External Affairs Ministry spokesperson Arindam Bagchi posted pictures of the evacuation efforts on Twitter.
In a string of tweets earlier, the External Affairs Ministry spokesperson, Arindam Bagchi, posted details of the evacuation efforts. He also posted a short video clip where the evacuees can be seen chanting "Bharat Mata Ki Jai".
Sources said on Saturday morning the government is trying to bring as many Indians as possible into the airport at Kabul to keep them safe while it works out the evacuation logistics.
India has evacuated all embassy staff but an estimated 1,000 citizens remain in several Afghan cities and ascertaining their location and condition is proving to be a challenge, the Home Ministry has said.
The Taliban took control of Afghanistan Sunday, after President Ashraf Ghani fled and the group walked into Kabul with no opposition. This was after a staggeringly fast rout of major cities, after two decades of war that has claimed hundreds of thousands of lives.
Here are the LIVE Updates on Afghanistan-Taliban crisis:
Two Afghan senators were among the 24 Sikhs who landed in India this morning, repatriated from the war-torn nation that's now under the control of Taliban.
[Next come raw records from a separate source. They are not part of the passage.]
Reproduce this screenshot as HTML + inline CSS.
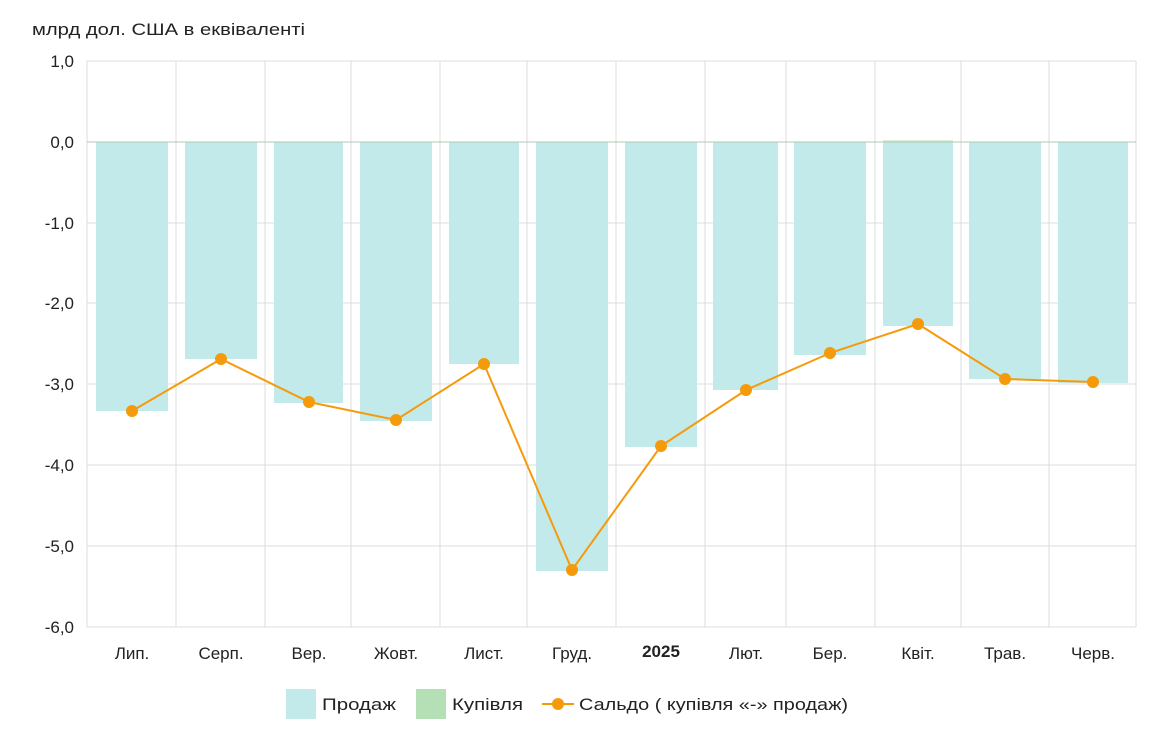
<!DOCTYPE html>
<html><head><meta charset="utf-8"><style>
body{margin:0;background:#fff;}
svg text{font-family:"Liberation Sans",sans-serif;fill:#222;}
</style></head><body>
<svg width="1161" height="750" xmlns="http://www.w3.org/2000/svg">
<text x="32" y="35" font-size="17" textLength="273" lengthAdjust="spacingAndGlyphs">млрд дол. США в еквіваленті</text>
<g stroke="#dcdcdc" stroke-width="1">
<line x1="87" y1="61" x2="1136" y2="61"/>
<line x1="87" y1="223" x2="1136" y2="223"/>
<line x1="87" y1="303" x2="1136" y2="303"/>
<line x1="87" y1="384" x2="1136" y2="384"/>
<line x1="87" y1="465" x2="1136" y2="465"/>
<line x1="87" y1="546" x2="1136" y2="546"/>
<line x1="87" y1="627" x2="1136" y2="627"/>
<line x1="87" y1="61" x2="87" y2="627"/>
<line x1="176" y1="61" x2="176" y2="627"/>
<line x1="265" y1="61" x2="265" y2="627"/>
<line x1="351" y1="61" x2="351" y2="627"/>
<line x1="440" y1="61" x2="440" y2="627"/>
<line x1="527" y1="61" x2="527" y2="627"/>
<line x1="616" y1="61" x2="616" y2="627"/>
<line x1="705" y1="61" x2="705" y2="627"/>
<line x1="786" y1="61" x2="786" y2="627"/>
<line x1="875" y1="61" x2="875" y2="627"/>
<line x1="961" y1="61" x2="961" y2="627"/>
<line x1="1049" y1="61" x2="1049" y2="627"/>
<line x1="1136" y1="61" x2="1136" y2="627"/>
</g>
<g fill="#c3eaea">
<rect x="96" y="142" width="72" height="269"/>
<rect x="185" y="142" width="72" height="217"/>
<rect x="274" y="142" width="69" height="261"/>
<rect x="360" y="142" width="72" height="279"/>
<rect x="449" y="142" width="70" height="222"/>
<rect x="536" y="142" width="72" height="429"/>
<rect x="625" y="142" width="72" height="305"/>
<rect x="713" y="142" width="65" height="248"/>
<rect x="794" y="142" width="72" height="213"/>
<rect x="883" y="142" width="70" height="184"/>
<rect x="969" y="142" width="72" height="237"/>
<rect x="1058" y="142" width="70" height="241"/>
</g>
<line x1="87" y1="142" x2="1136" y2="142" stroke="#b0c8b0" stroke-width="1"/>
<rect x="883" y="140.5" width="70" height="1.5" fill="#b5dfb5"/>
<polyline fill="none" stroke="#f59b0b" stroke-width="2" points="132,411 221,359 309,402 396,420 484,364 572,570 661,446 746,390 830,353 918,324 1005,379 1093,382"/>
<g fill="#f59b0b">
<circle cx="132" cy="411" r="6"/><circle cx="221" cy="359" r="6"/><circle cx="309" cy="402" r="6"/><circle cx="396" cy="420" r="6"/><circle cx="484" cy="364" r="6"/><circle cx="572" cy="570" r="6"/><circle cx="661" cy="446" r="6"/><circle cx="746" cy="390" r="6"/><circle cx="830" cy="353" r="6"/><circle cx="918" cy="324" r="6"/><circle cx="1005" cy="379" r="6"/><circle cx="1093" cy="382" r="6"/>
</g>
<g font-size="17" text-anchor="end">
<text x="74" y="67">1,0</text>
<text x="74" y="148">0,0</text>
<text x="74" y="229">-1,0</text>
<text x="74" y="309">-2,0</text>
<text x="74" y="390">-3,0</text>
<text x="74" y="471">-4,0</text>
<text x="74" y="552">-5,0</text>
<text x="74" y="633">-6,0</text>
</g>
<g font-size="17" text-anchor="middle">
<text x="132" y="659">Лип.</text>
<text x="221" y="659">Серп.</text>
<text x="309" y="659">Вер.</text>
<text x="396" y="659">Жовт.</text>
<text x="484" y="659">Лист.</text>
<text x="572" y="659">Груд.</text>
<text x="661" y="657" font-weight="bold">2025</text>
<text x="746" y="659">Лют.</text>
<text x="830" y="659">Бер.</text>
<text x="918" y="659">Квіт.</text>
<text x="1005" y="659">Трав.</text>
<text x="1093" y="659">Черв.</text>
</g>
<rect x="286" y="689" width="30" height="30" fill="#c3eaea"/>
<text x="322" y="710" font-size="17" textLength="74" lengthAdjust="spacingAndGlyphs">Продаж</text>
<rect x="416" y="689" width="30" height="30" fill="#b5dfb5"/>
<text x="452" y="710" font-size="17" textLength="71" lengthAdjust="spacingAndGlyphs">Купівля</text>
<line x1="542" y1="704" x2="574" y2="704" stroke="#f59b0b" stroke-width="2"/>
<circle cx="558" cy="704" r="6" fill="#f59b0b"/>
<text x="579" y="710" font-size="17" textLength="269" lengthAdjust="spacingAndGlyphs">Сальдо ( купівля «-» продаж)</text>
</svg>
</body></html>
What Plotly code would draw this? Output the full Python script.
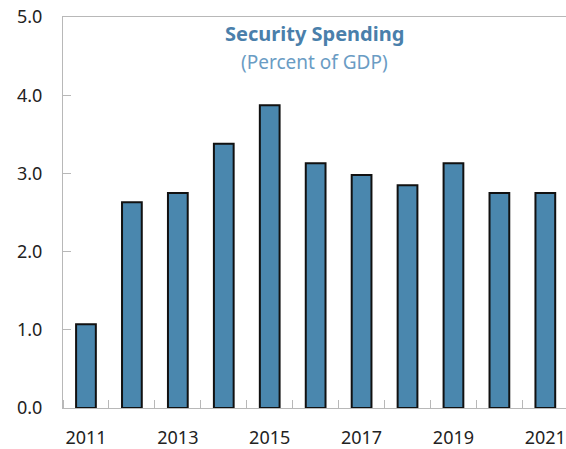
import plotly.graph_objects as go

# Security spending, percent of GDP
years = [2011, 2012, 2013, 2014, 2015, 2016, 2017, 2018, 2019, 2020, 2021]
spending = [1.07, 2.63, 2.75, 3.38, 3.87, 3.13, 2.98, 2.85, 3.13, 2.75, 2.75]
label_years = [2011, 2013, 2015, 2017, 2019, 2021]
y_ticks = [0, 1, 2, 3, 4, 5]

FONT = "Noto Sans"
AXIS_GRAY = "#b8b8b8"

fig = go.Figure(
    go.Bar(
        x=years,
        y=spending,
        marker=dict(color="#4a87ae", line=dict(color="#111111", width=2)),
        width=0.43,
    )
)

fig.update_layout(
    width=566,
    height=449,
    margin=dict(l=63, r=0, t=17, b=41),
    paper_bgcolor="white",
    plot_bgcolor="white",
    showlegend=False,
    font=dict(family=FONT, color="#222222", size=18),
)

fig.update_xaxes(
    range=[years[0] - 0.5, years[-1] + 0.45],
    tickvals=label_years,
    ticktext=[str(y) for y in label_years],
    ticks="",
    showgrid=False,
    zeroline=False,
    showline=True,
    linecolor=AXIS_GRAY,
    linewidth=1,
    mirror=True,
    ticklabelstandoff=13,
    minor=dict(tick0=years[0] - 0.5, dtick=1, ticks="inside", ticklen=8,
               tickcolor=AXIS_GRAY, tickwidth=1, showgrid=False),
)

fig.update_yaxes(
    range=[0, 5],
    tickvals=y_ticks,
    tickformat=".1f",
    ticks="inside",
    ticklen=8,
    tickcolor=AXIS_GRAY,
    showgrid=False,
    zeroline=False,
    showline=True,
    linecolor=AXIS_GRAY,
    linewidth=1,
    mirror=False,
    ticklabelstandoff=16,
)

fig.add_annotation(
    x=0.5, y=0.959, xref="paper", yref="paper", xanchor="center", yanchor="middle",
    text="<b>Security Spending</b>", showarrow=False,
    font=dict(family=FONT, size=20, color="#4a7fab"),
)
fig.add_annotation(
    x=0.5, y=0.885, xref="paper", yref="paper", xanchor="center", yanchor="middle",
    text="(Percent of GDP)", showarrow=False,
    font=dict(family=FONT, size=19, color="#6a9cc4"),
)

fig.write_html("out.html")
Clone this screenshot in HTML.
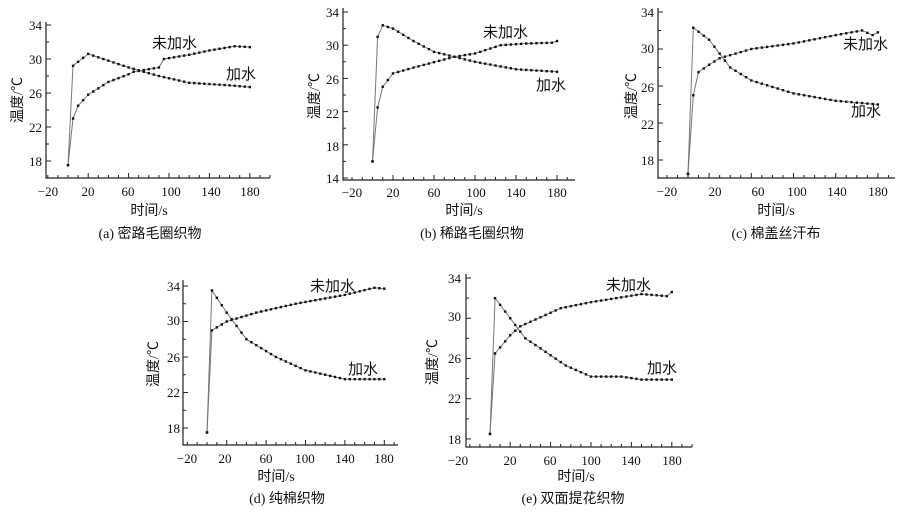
<!DOCTYPE html>
<html><head><meta charset="utf-8"><style>
body{margin:0;background:#fff;width:900px;height:511px;overflow:hidden}
svg text{font-family:"Liberation Serif","Noto Serif CJK SC",serif;font-size:13px;fill:#111}
svg text.c{font-family:"Liberation Serif","Noto Sans CJK SC",sans-serif;font-size:14px}
svg text.L{font-family:"Liberation Sans","Noto Sans CJK SC",sans-serif;font-size:15px}
</style></head><body>
<svg id="s" width="900" height="511" viewBox="0 0 900 511" xmlns="http://www.w3.org/2000/svg">
<g text-anchor="end">
<text x="42" y="30">34</text><text x="42" y="64">30</text><text x="42" y="98">26</text><text x="42" y="132">22</text><text x="42" y="166">18</text>
<text x="339" y="17">34</text><text x="339" y="50">30</text><text x="339" y="84">26</text><text x="339" y="118">22</text><text x="339" y="151">18</text><text x="339" y="183">14</text>
<text x="654" y="17">34</text><text x="654" y="53">30</text><text x="654" y="92">26</text><text x="654" y="129">22</text><text x="654" y="165">18</text>
<text x="180" y="291">34</text><text x="180" y="325">30</text><text x="180" y="362">26</text><text x="180" y="397">22</text><text x="180" y="433">18</text>
<text x="461" y="283">34</text><text x="461" y="321">30</text><text x="461" y="363">26</text><text x="461" y="403">22</text><text x="461" y="444">18</text>
</g>
<g text-anchor="middle">
<text x="48" y="196">−20</text><text x="88" y="196">20</text><text x="128" y="196">60</text><text x="171" y="196">100</text><text x="211" y="196">140</text><text x="250" y="196">180</text>
<text x="352" y="197">−20</text><text x="393" y="197">20</text><text x="434" y="197">60</text><text x="476" y="197">100</text><text x="516" y="197">140</text><text x="557" y="197">180</text>
<text x="667" y="196">−20</text><text x="715" y="196">20</text><text x="758" y="196">60</text><text x="797" y="196">100</text><text x="837" y="196">140</text><text x="878" y="196">180</text>
<text x="187" y="463">−20</text><text x="225" y="463">20</text><text x="266" y="463">60</text><text x="305" y="463">100</text><text x="345" y="463">140</text><text x="384" y="463">180</text>
<text x="458" y="465">−20</text><text x="510" y="465">20</text><text x="550" y="465">60</text><text x="591" y="465">100</text><text x="631" y="465">140</text><text x="672" y="465">180</text>
<text class="c" x="149" y="215">时间/s</text><text class="c" x="150" y="238">(a)  密路毛圈织物</text>
<text class="c" x="464" y="215">时间/s</text><text class="c" x="472" y="238">(b)  稀路毛圈织物</text>
<text class="c" x="776" y="215">时间/s</text><text class="c" x="776" y="238">(c) 棉盖丝汗布</text>
<text class="c" x="276" y="481">时间/s</text><text class="c" x="287" y="503">(d)  纯棉织物</text>
<text class="c" x="576" y="481">时间/s</text><text class="c" x="573" y="503">(e) 双面提花织物</text>
</g>
<g>
<text class="L" x="152" y="48">未加水</text><text class="L" x="226" y="79">加水</text>
<text class="L" x="483" y="37">未加水</text><text class="L" x="536" y="90">加水</text>
<text class="L" x="843" y="49">未加水</text><text class="L" x="851" y="116">加水</text>
<text class="L" x="310" y="291">未加水</text><text class="L" x="348" y="374">加水</text>
<text class="L" x="606" y="290">未加水</text><text class="L" x="647" y="373">加水</text>
<text class="c" transform="translate(22,100) rotate(-90)" text-anchor="middle">温度/℃</text>
<text class="c" transform="translate(319,96) rotate(-90)" text-anchor="middle">温度/℃</text>
<text class="c" transform="translate(636,96) rotate(-90)" text-anchor="middle">温度/℃</text>
<text class="c" transform="translate(158,364) rotate(-90)" text-anchor="middle">温度/℃</text>
<text class="c" transform="translate(437,362) rotate(-90)" text-anchor="middle">温度/℃</text>
</g>
<g id="g"></g>
</svg>
<script>
var C=[
{t0:68,sx:1.01,v1:34,y1:25,sy:8.5,ax:46,ay:178,top:22,right:270,
 a:[[0,17.5],[5,23],[10,24.5],[20,25.8],[40,27.3],[60,28.2],[65,28.5],[90,29],[95,30],[120,30.5],[140,31],[165,31.5],[180,31.4]],
 b:[[0,17.5],[5,29.2],[20,30.6],[40,29.8],[60,29],[90,28],[120,27.2],[160,26.9],[180,26.7]]},
{t0:372.5,sx:1.025,v1:34,y1:12,sy:8.3,ax:343,ay:180,top:8,right:575,
 a:[[0,16],[5,22.5],[10,25],[20,26.6],[40,27.3],[80,28.6],[100,29],[125,30],[150,30.2],[175,30.3],[180,30.5]],
 b:[[0,16],[5,31],[10,32.4],[20,32],[40,30.5],[60,29.2],[100,28],[140,27.1],[180,26.8]]},
{t0:688,sx:1.055,v1:34,y1:12,sy:9.25,ax:658,ay:178,top:8,right:895,
 a:[[0,16.5],[5,25],[10,27.5],[20,28.3],[30,29],[60,30],[100,30.6],[140,31.5],[165,32],[175,31.5],[180,31.8]],
 b:[[0,16.5],[5,32.3],[20,31],[40,28],[60,26.6],[100,25.2],[140,24.4],[180,24]]},
{t0:207,sx:0.985,v1:34,y1:286,sy:8.875,ax:183,ay:445,top:280,right:398,
 a:[[0,17.5],[5,29],[20,30],[50,31],[90,32],[140,33],[170,33.8],[180,33.7]],
 b:[[0,17.5],[5,33.5],[20,31],[40,28],[70,26],[100,24.5],[140,23.5],[180,23.5]]},
{t0:490,sx:1.01,v1:34,y1:278,sy:10.06,ax:466,ay:447,top:274,right:692,
 a:[[0,18.5],[5,26.5],[20,28.3],[30,29.2],[50,30.1],[70,31],[100,31.6],[150,32.4],[175,32.2],[180,32.6]],
 b:[[0,18.5],[5,32],[20,30],[35,28],[50,27],[75,25.3],[100,24.2],[130,24.2],[150,23.9],[180,23.9]]}];
var h='';
function f(p,t){for(var i=1;i<p.length;i++)if(t<=p[i][0]){var a=p[i-1],b=p[i];return a[1]+(b[1]-a[1])*(t-a[0])/(b[0]-a[0]);}return p[p.length-1][1];}
C.forEach(function(c){
 h+='<path d="M'+c.ax+' '+c.top+'V'+c.ay+'H'+c.right+'" fill="none" stroke="#222" stroke-width="1.2"/>';
 for(var t=-20;t<=200;t+=10){var x=c.t0+t*c.sx;if(x<c.ax||x>c.right)continue;h+='<line x1="'+x+'" y1="'+c.ay+'" x2="'+x+'" y2="'+(c.ay-(t%40==20?5:3))+'" stroke="#222"/>';}
 for(var v=14;v<=34;v+=2){var y=c.y1+(c.v1-v)*c.sy;if(y>c.ay||y<c.top)continue;h+='<line x1="'+c.ax+'" y1="'+y+'" x2="'+(c.ax+(v%4==2?5:3))+'" y2="'+y+'" stroke="#222"/>';}
 [c.a,c.b].forEach(function(p){var pts=[];for(var t=0;t<=180;t+=5){pts.push([c.t0+t*c.sx,c.y1+(c.v1-f(p,t))*c.sy]);}
  h+='<polyline points="'+pts.map(function(q){return q[0].toFixed(1)+','+q[1].toFixed(1)}).join(' ')+'" fill="none" stroke="#777" stroke-width="1"/>';
  pts.forEach(function(q){h+='<rect x="'+(q[0]-1.2)+'" y="'+(q[1]-1.2)+'" width="2.4" height="2.4" fill="#111"/>';});});
});
document.getElementById('g').innerHTML=h;
</script>
</body></html>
The United States and Germany told their citizens in Afghanistan on Saturday to avoid travelling to Kabul airport, citing security risks as thousands of desperate people gathered trying to flee almost a week after Taliban Islamists took control. The Taliban's co-founder, Mullah Baradar, arrived in the Afghan capital for talks with other leaders. The group is trying to hammer out a new government after its forces swept across the country as U.S.-led forces pulled out after two decades, with the Western-backed government and military collapsing.